> Aim
Find all lines in the listing that include the word "chart", then copy them.

> Data excerpt
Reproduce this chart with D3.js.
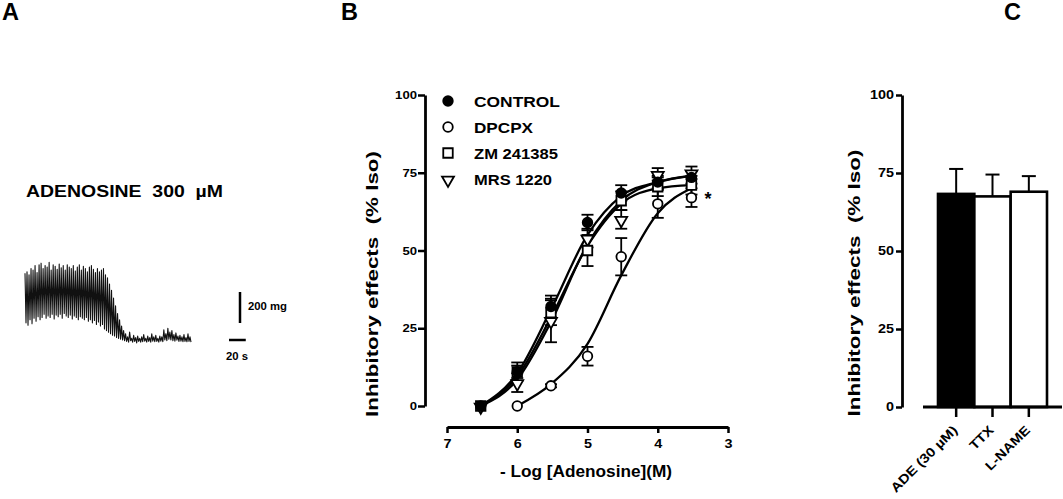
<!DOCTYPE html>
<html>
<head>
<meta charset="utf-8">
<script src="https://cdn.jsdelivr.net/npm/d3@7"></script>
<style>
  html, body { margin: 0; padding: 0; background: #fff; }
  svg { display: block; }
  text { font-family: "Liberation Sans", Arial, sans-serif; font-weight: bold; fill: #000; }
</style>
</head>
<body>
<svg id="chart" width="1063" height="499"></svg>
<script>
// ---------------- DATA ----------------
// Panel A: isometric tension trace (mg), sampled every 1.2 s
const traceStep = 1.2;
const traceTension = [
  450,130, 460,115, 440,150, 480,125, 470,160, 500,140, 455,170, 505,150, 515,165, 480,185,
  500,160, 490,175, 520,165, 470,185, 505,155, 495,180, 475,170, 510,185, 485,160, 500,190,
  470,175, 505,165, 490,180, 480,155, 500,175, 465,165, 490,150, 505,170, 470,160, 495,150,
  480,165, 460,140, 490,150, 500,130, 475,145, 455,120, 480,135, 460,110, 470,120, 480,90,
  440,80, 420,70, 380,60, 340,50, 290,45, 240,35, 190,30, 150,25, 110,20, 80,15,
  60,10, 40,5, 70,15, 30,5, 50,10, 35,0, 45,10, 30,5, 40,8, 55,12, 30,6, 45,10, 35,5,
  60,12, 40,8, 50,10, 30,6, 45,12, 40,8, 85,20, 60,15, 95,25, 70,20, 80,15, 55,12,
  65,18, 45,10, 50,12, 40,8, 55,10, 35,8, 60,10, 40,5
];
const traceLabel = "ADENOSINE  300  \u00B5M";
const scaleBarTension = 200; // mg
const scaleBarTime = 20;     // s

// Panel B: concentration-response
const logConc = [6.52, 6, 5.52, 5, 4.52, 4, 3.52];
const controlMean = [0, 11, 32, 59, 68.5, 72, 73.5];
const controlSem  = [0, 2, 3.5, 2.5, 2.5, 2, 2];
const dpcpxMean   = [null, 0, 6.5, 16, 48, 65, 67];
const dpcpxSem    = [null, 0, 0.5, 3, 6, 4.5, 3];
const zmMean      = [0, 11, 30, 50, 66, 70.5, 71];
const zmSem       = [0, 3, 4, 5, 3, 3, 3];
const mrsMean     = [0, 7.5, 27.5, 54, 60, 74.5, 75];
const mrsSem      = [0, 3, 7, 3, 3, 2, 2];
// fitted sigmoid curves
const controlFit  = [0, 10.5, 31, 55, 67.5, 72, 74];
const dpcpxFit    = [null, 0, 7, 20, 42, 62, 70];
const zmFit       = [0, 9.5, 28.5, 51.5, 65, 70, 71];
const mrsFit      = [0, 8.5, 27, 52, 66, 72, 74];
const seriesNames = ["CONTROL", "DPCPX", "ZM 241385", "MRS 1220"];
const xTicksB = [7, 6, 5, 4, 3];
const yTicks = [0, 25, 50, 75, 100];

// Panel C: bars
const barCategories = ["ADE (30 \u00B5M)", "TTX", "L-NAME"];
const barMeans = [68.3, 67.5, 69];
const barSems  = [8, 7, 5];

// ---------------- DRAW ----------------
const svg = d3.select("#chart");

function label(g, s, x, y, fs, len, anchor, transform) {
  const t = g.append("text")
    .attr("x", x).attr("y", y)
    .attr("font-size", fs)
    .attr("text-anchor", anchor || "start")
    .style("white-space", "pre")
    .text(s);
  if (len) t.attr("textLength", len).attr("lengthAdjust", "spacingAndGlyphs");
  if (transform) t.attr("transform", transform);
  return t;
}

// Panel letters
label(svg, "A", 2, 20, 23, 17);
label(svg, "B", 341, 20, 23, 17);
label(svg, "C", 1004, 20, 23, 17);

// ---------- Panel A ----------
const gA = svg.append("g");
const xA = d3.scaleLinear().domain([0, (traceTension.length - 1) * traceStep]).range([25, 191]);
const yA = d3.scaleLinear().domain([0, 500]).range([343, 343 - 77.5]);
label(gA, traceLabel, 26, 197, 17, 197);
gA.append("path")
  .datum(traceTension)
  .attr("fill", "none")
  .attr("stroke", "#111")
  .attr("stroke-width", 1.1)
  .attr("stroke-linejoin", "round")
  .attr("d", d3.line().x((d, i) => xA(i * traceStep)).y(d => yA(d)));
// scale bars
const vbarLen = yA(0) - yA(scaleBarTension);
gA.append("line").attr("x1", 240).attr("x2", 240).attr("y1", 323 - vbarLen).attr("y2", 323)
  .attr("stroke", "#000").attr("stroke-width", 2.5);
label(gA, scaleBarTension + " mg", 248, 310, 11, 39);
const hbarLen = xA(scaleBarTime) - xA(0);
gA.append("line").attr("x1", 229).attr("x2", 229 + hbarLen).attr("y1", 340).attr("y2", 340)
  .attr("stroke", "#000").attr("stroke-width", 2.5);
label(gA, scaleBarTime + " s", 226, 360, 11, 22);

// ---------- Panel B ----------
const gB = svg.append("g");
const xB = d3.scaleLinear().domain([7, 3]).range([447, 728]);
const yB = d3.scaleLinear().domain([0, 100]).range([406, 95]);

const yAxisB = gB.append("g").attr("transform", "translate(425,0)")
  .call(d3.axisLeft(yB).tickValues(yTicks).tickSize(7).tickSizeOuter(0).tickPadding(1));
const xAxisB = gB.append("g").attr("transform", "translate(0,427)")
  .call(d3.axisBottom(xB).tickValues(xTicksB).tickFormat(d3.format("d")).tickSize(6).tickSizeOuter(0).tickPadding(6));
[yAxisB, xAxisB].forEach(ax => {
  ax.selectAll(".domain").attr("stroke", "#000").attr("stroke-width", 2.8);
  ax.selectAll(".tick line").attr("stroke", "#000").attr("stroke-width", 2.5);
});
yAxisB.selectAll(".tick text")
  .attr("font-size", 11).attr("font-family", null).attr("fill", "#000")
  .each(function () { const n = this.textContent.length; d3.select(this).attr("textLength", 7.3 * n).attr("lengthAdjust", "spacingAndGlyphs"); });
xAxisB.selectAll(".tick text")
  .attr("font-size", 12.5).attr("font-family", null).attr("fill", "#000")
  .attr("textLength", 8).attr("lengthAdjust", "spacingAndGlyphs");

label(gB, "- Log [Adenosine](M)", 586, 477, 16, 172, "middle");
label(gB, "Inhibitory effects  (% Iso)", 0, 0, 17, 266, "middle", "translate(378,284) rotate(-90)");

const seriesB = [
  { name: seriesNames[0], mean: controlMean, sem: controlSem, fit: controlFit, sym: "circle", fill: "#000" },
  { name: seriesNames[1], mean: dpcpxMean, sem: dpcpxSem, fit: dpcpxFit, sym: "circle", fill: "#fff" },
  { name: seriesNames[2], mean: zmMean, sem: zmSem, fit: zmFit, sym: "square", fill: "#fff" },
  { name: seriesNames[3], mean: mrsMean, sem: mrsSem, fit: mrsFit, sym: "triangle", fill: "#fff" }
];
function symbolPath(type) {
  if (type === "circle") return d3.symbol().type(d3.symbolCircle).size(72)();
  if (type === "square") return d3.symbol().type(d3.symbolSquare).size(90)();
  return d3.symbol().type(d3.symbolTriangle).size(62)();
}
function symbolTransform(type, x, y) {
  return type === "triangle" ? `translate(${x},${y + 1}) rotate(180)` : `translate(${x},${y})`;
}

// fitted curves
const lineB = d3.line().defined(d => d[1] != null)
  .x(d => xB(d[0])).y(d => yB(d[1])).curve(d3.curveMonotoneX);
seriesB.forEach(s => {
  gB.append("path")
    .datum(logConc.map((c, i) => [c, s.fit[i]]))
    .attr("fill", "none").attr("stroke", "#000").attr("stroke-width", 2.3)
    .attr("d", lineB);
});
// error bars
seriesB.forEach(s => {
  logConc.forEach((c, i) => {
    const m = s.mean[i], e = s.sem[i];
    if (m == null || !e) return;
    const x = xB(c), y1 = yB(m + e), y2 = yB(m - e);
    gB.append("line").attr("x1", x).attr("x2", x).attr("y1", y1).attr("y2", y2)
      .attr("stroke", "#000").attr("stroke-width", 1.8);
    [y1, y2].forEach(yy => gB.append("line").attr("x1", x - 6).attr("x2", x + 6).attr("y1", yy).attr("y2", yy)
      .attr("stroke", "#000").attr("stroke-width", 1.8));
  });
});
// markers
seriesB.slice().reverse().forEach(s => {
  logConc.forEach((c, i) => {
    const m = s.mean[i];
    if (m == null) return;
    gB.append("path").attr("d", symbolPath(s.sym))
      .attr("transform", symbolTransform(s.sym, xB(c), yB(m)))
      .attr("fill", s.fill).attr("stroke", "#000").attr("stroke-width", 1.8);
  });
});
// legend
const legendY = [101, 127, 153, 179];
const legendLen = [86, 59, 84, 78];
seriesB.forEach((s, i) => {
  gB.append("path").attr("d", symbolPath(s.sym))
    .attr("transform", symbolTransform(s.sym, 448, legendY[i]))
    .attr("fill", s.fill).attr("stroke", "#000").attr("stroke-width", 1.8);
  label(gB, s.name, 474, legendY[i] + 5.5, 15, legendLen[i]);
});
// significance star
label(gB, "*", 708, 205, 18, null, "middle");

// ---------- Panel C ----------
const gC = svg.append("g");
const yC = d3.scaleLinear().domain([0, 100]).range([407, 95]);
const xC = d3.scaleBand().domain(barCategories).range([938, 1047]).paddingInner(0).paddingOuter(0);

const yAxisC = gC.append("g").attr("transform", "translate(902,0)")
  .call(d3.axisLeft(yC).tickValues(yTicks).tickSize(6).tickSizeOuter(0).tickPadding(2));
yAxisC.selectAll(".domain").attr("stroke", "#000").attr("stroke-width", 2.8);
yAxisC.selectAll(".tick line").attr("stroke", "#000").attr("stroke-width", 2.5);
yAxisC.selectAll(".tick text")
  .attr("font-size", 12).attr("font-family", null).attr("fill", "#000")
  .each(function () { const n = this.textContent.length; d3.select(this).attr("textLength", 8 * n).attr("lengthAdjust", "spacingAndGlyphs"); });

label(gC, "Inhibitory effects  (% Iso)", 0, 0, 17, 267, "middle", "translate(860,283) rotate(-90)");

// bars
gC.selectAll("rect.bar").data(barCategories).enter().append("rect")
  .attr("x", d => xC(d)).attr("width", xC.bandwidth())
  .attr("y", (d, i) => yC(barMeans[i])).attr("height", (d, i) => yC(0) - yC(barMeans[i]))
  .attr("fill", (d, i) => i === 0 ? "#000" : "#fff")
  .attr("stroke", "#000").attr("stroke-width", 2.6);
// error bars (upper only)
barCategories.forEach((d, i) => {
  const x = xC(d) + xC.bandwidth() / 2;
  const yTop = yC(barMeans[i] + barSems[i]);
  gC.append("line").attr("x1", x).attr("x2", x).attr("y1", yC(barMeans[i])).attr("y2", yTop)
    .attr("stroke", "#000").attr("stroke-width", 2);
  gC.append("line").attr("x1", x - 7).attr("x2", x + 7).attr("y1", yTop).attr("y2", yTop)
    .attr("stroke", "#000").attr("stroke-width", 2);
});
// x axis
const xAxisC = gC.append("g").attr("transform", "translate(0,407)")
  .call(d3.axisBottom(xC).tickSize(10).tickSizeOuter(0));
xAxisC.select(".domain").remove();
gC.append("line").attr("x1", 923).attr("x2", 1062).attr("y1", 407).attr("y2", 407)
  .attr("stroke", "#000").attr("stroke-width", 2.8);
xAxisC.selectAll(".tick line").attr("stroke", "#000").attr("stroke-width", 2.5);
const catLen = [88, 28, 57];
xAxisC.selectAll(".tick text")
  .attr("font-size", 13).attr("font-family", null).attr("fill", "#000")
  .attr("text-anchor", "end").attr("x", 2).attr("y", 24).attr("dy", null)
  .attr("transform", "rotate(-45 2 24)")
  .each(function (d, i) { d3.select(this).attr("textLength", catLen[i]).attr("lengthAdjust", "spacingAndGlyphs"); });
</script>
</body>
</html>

> Answer to the problem
Reproduce this chart with D3.js.
<svg id="chart" width="1063" height="499"></svg>
const svg = d3.select("#chart");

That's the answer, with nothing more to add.